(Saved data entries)

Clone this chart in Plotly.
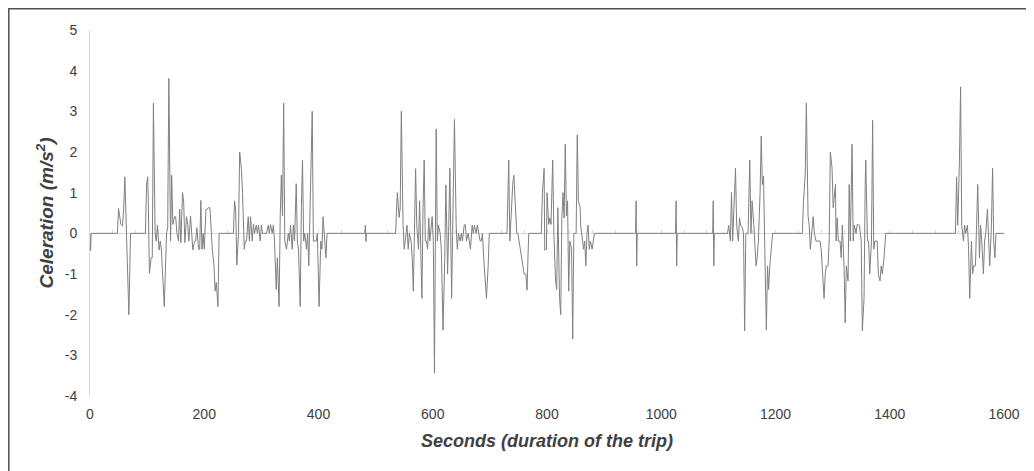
import plotly.graph_objects as go

# Time (s) and celeration (m/s²)
seconds = [
    0, 1, 2,
    48, 50, 52, 54, 57, 59, 61, 64, 68, 71,
    97, 99, 101, 102, 104, 107, 109, 111, 114, 116, 118, 121, 123, 125, 130, 134, 136, 138,
    141, 143, 145, 148, 150, 152, 155, 157, 159, 162, 164, 166, 169, 171, 173, 176, 178, 180,
    183, 185, 187, 190, 192, 194, 196, 198, 200, 203, 205, 207, 210, 212, 214, 217, 219, 221, 224, 226,
    251, 253, 255, 257, 260, 262, 265, 267, 270, 272, 274, 277, 279, 281, 284, 286, 288, 291, 293,
    295, 298, 300, 302, 309, 312, 314, 316, 319, 321, 323, 326, 328, 331, 333, 335, 337, 339, 341,
    344, 347, 349, 351, 354, 356, 358, 361, 363, 365, 368, 370, 372, 374, 376, 379, 381, 383, 385,
    389, 391, 393, 396, 398, 401, 404, 406, 408, 411, 413, 415,
    481, 482, 483, 484,
    535, 536, 538, 541, 543, 545, 548, 550, 552, 555, 557, 559, 562, 564, 566, 568, 570, 572, 575,
    577, 579, 581, 583, 585, 587, 589, 591, 593, 595, 597, 599, 601, 603, 606, 608, 610, 613, 615,
    618, 621, 623, 625, 626, 628, 630, 633, 635, 638, 641, 643, 645, 648, 650, 652, 655, 657, 659,
    662, 664, 666, 669, 671, 673, 676, 678, 680, 683, 685, 687, 690, 692, 694, 697, 699,
    730, 733, 735, 737, 740, 742, 744, 747, 749, 751, 754, 756, 758, 760, 763, 765, 768,
    790, 792, 795, 796, 799, 800, 803, 805, 807, 810, 812, 815, 817, 819, 822, 824, 826, 828, 830,
    832, 834, 836, 838, 840, 843, 845, 847, 851, 853, 855, 858, 859, 862, 864, 866, 868, 870, 872,
    874, 876, 879, 881, 883,
    955, 956, 957, 958,
    1025, 1026, 1027, 1028,
    1090, 1091, 1092, 1093,
    1116, 1118, 1121, 1123, 1125, 1128, 1130, 1132, 1135, 1137, 1139, 1142, 1144, 1146, 1148, 1152,
    1155, 1157, 1159, 1162, 1164, 1166, 1168, 1170, 1173, 1175, 1177, 1179, 1181, 1184, 1186, 1188,
    1190, 1193, 1195,
    1247, 1249, 1252, 1254, 1257, 1259, 1261, 1264, 1266, 1268, 1271, 1273, 1275, 1278, 1280, 1282,
    1285, 1287, 1289, 1292, 1294, 1296, 1299, 1301, 1303, 1305, 1306, 1308, 1310, 1313, 1315, 1317,
    1320, 1322, 1324, 1327, 1329, 1331, 1334, 1336, 1338, 1341, 1343, 1345, 1347, 1350, 1352, 1355,
    1357, 1358, 1361, 1363, 1365, 1368, 1370, 1372, 1374, 1376, 1378, 1380, 1383, 1385, 1387, 1390,
    1392, 1393,
    1515, 1517, 1519, 1522, 1524, 1526, 1529, 1531, 1533, 1536, 1538, 1540, 1543, 1545, 1547, 1550,
    1552, 1554, 1557, 1559, 1561, 1564, 1566, 1568, 1571, 1573, 1575, 1578, 1580, 1582, 1584, 1586,
    1600,
]

celeration = [
    0, -0.42, 0,
    0, 0.61, 0.43, 0.22, 0.18, 0.6, 1.39, 0, -2.0, 0,
    0, 1.2, 1.39, 0.8, -0.98, -0.6, -0.6, 3.2, 0, -0.19, 0.2, -0.41, -0.19, -0.41, -1.8, 0, 0.14, 3.81,
    -0.19, 1.43, 0.22, 0.41, 0.41, 0.02, -0.19, 0.59, -0.23, 1.0, 0.77, -0.23, 0.41, 0.22, -0.19, 0.43, 0, -0.41,
    -0.19, -0.19, 0.14, -0.39, -0.39, 0.81, -0.39, 0, -0.39, 0.59, 0.59, 0.63, 0.63, 0, -0.39, -0.78, -1.42, -1.21, -1.8, 0,
    0, 0.8, 0.59, -0.78, 0, 2.0, 1.6, 1.0, -0.39, -0.19, -0.19, 0.41, -0.19, 0.41, -0.19, 0.22, 0, 0.2, 0,
    0.2, -0.19, 0.2, 0, 0, 0.2, 0, 0.22, 0, 0.2, -0.19, -1.38, -0.6, -1.8, 0.43, 1.43, 0.43, 3.2, -0.19,
    -0.39, 0, -0.19, 0.2, -0.39, 0.2, -0.19, 1.22, -0.19, -0.39, -1.8, 0.63, 1.8, -0.19, 0, -0.39, 0, -0.8, 0.63,
    3.0, -0.19, -0.19, -0.19, 0, -1.8, -0.19, -0.39, 0.41, -0.39, -0.6, 0,
    0, 0.2, -0.2, 0,
    0, 0.39, 1.0, 0.39, 0.63, 3.0, 0.22, -0.39, -0.19, 0.2, -0.39, 0, -0.19, -0.6, -1.42, 0.8, 1.59, 0.2, -0.39,
    0.8, -0.19, -1.6, 0.63, 1.8, -0.19, -0.19, -0.39, 0.38, -0.19, 0.22, 0.41, -0.19, -3.43, 2.57, -0.19, 0.2, 0, -0.39,
    -2.38, -0.6, 1.19, -0.19, -1.0, 0.2, 1.6, -1.6, 0.43, 2.8, 0.2, -0.39, 0, -0.19, 0, -0.19, 0.2, 0.22, -0.19,
    0, -0.19, -0.39, 0.2, 0, 0.2, 0, 0.2, 0, -0.19, -0.19, 0, -0.78, -1.17, -1.6, -0.8, 0,
    0, 1.8, -0.19, 0.38, 1.2, 1.43, 0.8, 0, 0, -0.19, -0.39, -0.6, -0.78, -1.0, -1.0, -1.4, 0,
    0, 1.0, 1.6, -0.41, -0.39, 1.0, 0.22, 0.38, 0.22, 1.8, 0, -1.17, -1.38, 0.63, -1.6, -2.0, 0.38, 1.0, 0.38,
    2.19, 0.43, 0.8, -1.42, -0.19, -0.39, -2.6, 0, 0, 2.42, 0.8, 0.63, 0.2, -0.19, -0.39, -0.19, -0.8, 0, 0.2,
    -0.39, -0.19, -0.39, -0.19, 0,
    0, 0.8, -0.8, 0,
    0, 0.8, -0.8, 0,
    0, 0.8, -0.8, 0,
    0, 0.2, -0.19, 1.0, -0.19, 0.8, 1.6, 0.2, -0.19, 0.38, 0.2, 0.14, 0, -2.4, 0, 0,
    1.8, 0, 0.8, 0.22, -0.39, -0.8, -0.6, -0.19, 1.0, 2.39, 1.2, 1.41, -0.19, -2.38, -0.8, -1.38,
    -0.8, -0.19, 0,
    0, 0.8, 1.43, 3.2, 0.43, 0.2, -0.39, 0, 0.41, 0, -0.19, -0.19, -0.19, -0.19, -0.39, -0.8,
    -1.6, -1.01, -0.8, -0.8, -0.19, 2.0, 1.6, 0.63, 1.0, 1.2, -0.19, 0.38, -0.19, -0.19, -0.6, 0.2,
    -0.8, -2.2, -0.8, -1.17, 1.2, -0.19, 2.19, -0.19, 0.2, 0, 0.22, 0.22, 0.2, -0.19, -2.4, -1.6,
    1.2, 1.8, -0.19, -0.19, -1.0, -0.19, 2.78, -0.39, -0.19, -0.19, -0.19, -1.0, -1.17, -0.8, -1.0, -0.6,
    -0.19, 0,
    0, 1.39, 0.2, 1.8, 3.6, 0.2, -0.19, 0.2, 0, 0.2, -0.39, -1.6, -0.19, -1.0, -0.8, -0.8,
    0.2, 1.2, -0.6, 0.2, -0.19, -1.0, -0.19, 0, 0.6, -0.19, -0.8, 0.2, 1.6, -0.19, -0.6, 0,
    0,
]

x_ticks = [0, 200, 400, 600, 800, 1000, 1200, 1400, 1600]
y_ticks = [-4, -3, -2, -1, 0, 1, 2, 3, 4, 5]

x_title = "Seconds (duration of the trip)"
y_title = "Celeration (m/s<sup>2</sup>)"

FONT = "Liberation Sans, Arial, sans-serif"
TEXT = "#404040"

fig = go.Figure()
fig.add_trace(go.Scatter(
    x=seconds, y=celeration, mode="lines",
    line=dict(color="#808080", width=1),
    showlegend=False, hoverinfo="x+y",
))

Y_MIN, Y_MAX = -4, 5

# The page body adds an 8px offset, so the figure is 1026x463 and its top-left
# edge forms the visible frame of the chart.
fig.update_layout(
    width=1026, height=463,
    margin=dict(l=82, r=30, t=22, b=75, autoexpand=False),
    paper_bgcolor="white", plot_bgcolor="white",
    font=dict(family=FONT, size=14, color=TEXT),
    xaxis=dict(
        range=[0, 1600], tickvals=x_ticks, ticktext=[str(v) for v in x_ticks],
        showgrid=False, zeroline=False, showline=False, ticks="",
        ticklabelstandoff=8, automargin=False,
        tickfont=dict(size=14, color=TEXT),
        title=dict(text="<b><i>" + x_title + "</i></b>", font=dict(size=18, color=TEXT), standoff=13),
    ),
    xaxis2=dict(
        range=[0, 1600], overlaying="x", anchor="free", position=(0 - Y_MIN) / (Y_MAX - Y_MIN),
        side="bottom", showgrid=False, zeroline=False, showline=True, layer="below traces",
        linecolor="#d9d9d9", linewidth=1, ticks="inside", ticklen=3, tickcolor="#d9d9d9",
        tick0=0, dtick=40, showticklabels=False, automargin=False,
    ),
    yaxis=dict(
        range=[Y_MIN, Y_MAX], tickvals=y_ticks, ticktext=[str(v) for v in y_ticks],
        showgrid=False, zeroline=False, showline=True, linecolor="#d9d9d9", linewidth=1,
        ticks="", ticklabelstandoff=9, automargin=False,
        tickfont=dict(size=14, color=TEXT),
        title=dict(text="<b><i>" + y_title + "</i></b>", font=dict(size=19, color=TEXT), standoff=6),
    ),
    shapes=[dict(
        type="rect", xref="paper", yref="paper",
        x0=-81.2 / 914, x1=1.05, y0=-0.25, y1=387.2 / 366,
        line=dict(color="#505050", width=1.5), fillcolor="rgba(0,0,0,0)", layer="below",
    )],
)

# keep the secondary axis present
fig.add_trace(go.Scatter(x=[0], y=[0], xaxis="x2", mode="markers",
                         marker=dict(opacity=0), showlegend=False, hoverinfo="skip"))

fig.write_html("out.html")
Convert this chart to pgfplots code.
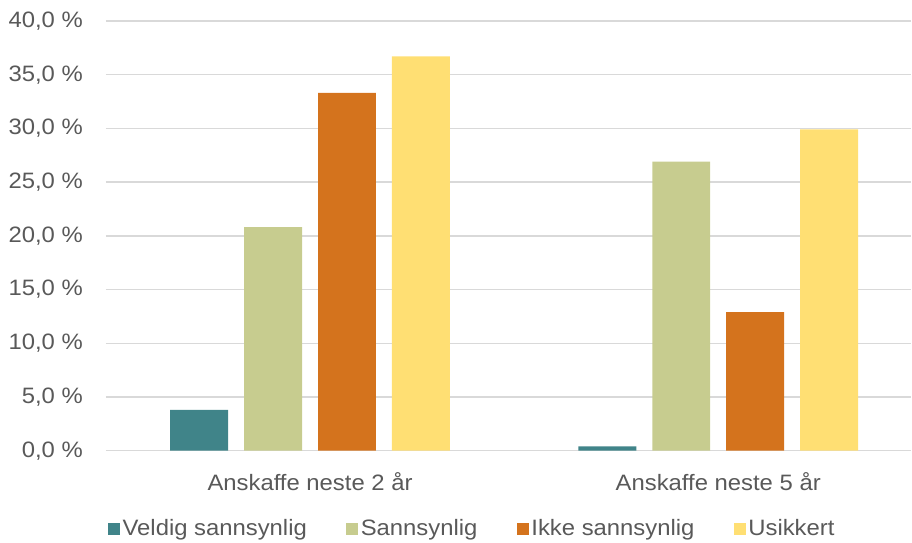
\documentclass[border=0pt]{standalone}
\usepackage{pgfplots}
\pgfplotsset{compat=1.18}
\usepackage{fontspec}
\setmainfont[FakeStretch=1.07]{Liberation Sans}

\definecolor{txt}{HTML}{595959}
\definecolor{gridgray}{HTML}{D9D9D9}
\definecolor{cTeal}{RGB}{64,132,137}
\definecolor{cOlive}{RGB}{199,204,143}
\definecolor{cOrange}{RGB}{212,115,29}
\definecolor{cYellow}{RGB}{255,223,115}

\begin{document}
\fontsize{22.3pt}{26pt}\selectfont
\begin{tikzpicture}
% fixed canvas around the axis
\path (-106pt,-92pt) rectangle (806pt,451pt);
\begin{axis}[
  at={(0,0)}, anchor=south west,
  scale only axis, width=806pt, height=430pt,
  ybar=16pt, bar width=58pt,
  xmin=-0.5, xmax=1.473,
  ymin=0, ymax=40,
  ytick={0,5,...,40},
  xtick={0,1},
  xticklabels={Anskaffe neste 2 år, Anskaffe neste 5 år},
  /pgf/number format/assume math mode=true,
  yticklabel={\pgfmathprintnumber[fixed,fixed zerofill,precision=1,use comma]{\tick}\ \%},
  axis line style={draw=none},
  tick style={draw=none},
  ymajorgrids,
  major grid style={draw=gridgray, line width=1.4pt},
  yticklabel style={text=txt, inner sep=0pt, anchor=east, xshift=-23pt},
  xticklabel style={text=txt, inner sep=0pt, anchor=north, yshift=-17pt},
  legend columns=4,
  legend image code/.code={\fill[#1] (0pt,-6pt) rectangle (12pt,6pt);},
  legend style={draw=none, fill=none, inner sep=0pt, text=txt,
    at={(0.0025,-0.182)}, anchor=west,
    nodes={inner xsep=2.5pt, inner ysep=0pt},
    /tikz/every even column/.append style={column sep=37pt}},
]
\addplot[fill=cTeal, draw=none] coordinates {(0,3.8) (1,0.4)};
\addplot[fill=cOlive, draw=none] coordinates {(0,20.8) (1,26.9)};
\addplot[fill=cOrange, draw=none] coordinates {(0,33.3) (1,12.9)};
\addplot[fill=cYellow, draw=none] coordinates {(0,36.7) (1,29.9)};
\legend{Veldig sannsynlig, Sannsynlig, Ikke sannsynlig, Usikkert}
\end{axis}
\end{tikzpicture}
\end{document}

● Goal
Restate the lines of the records exactly, starting at the first and stopping after the line with "import plotly.graph_objects as go". Leave out any picture.

● Response to the exercise
Clone this chart in Plotly.
import plotly.graph_objects as go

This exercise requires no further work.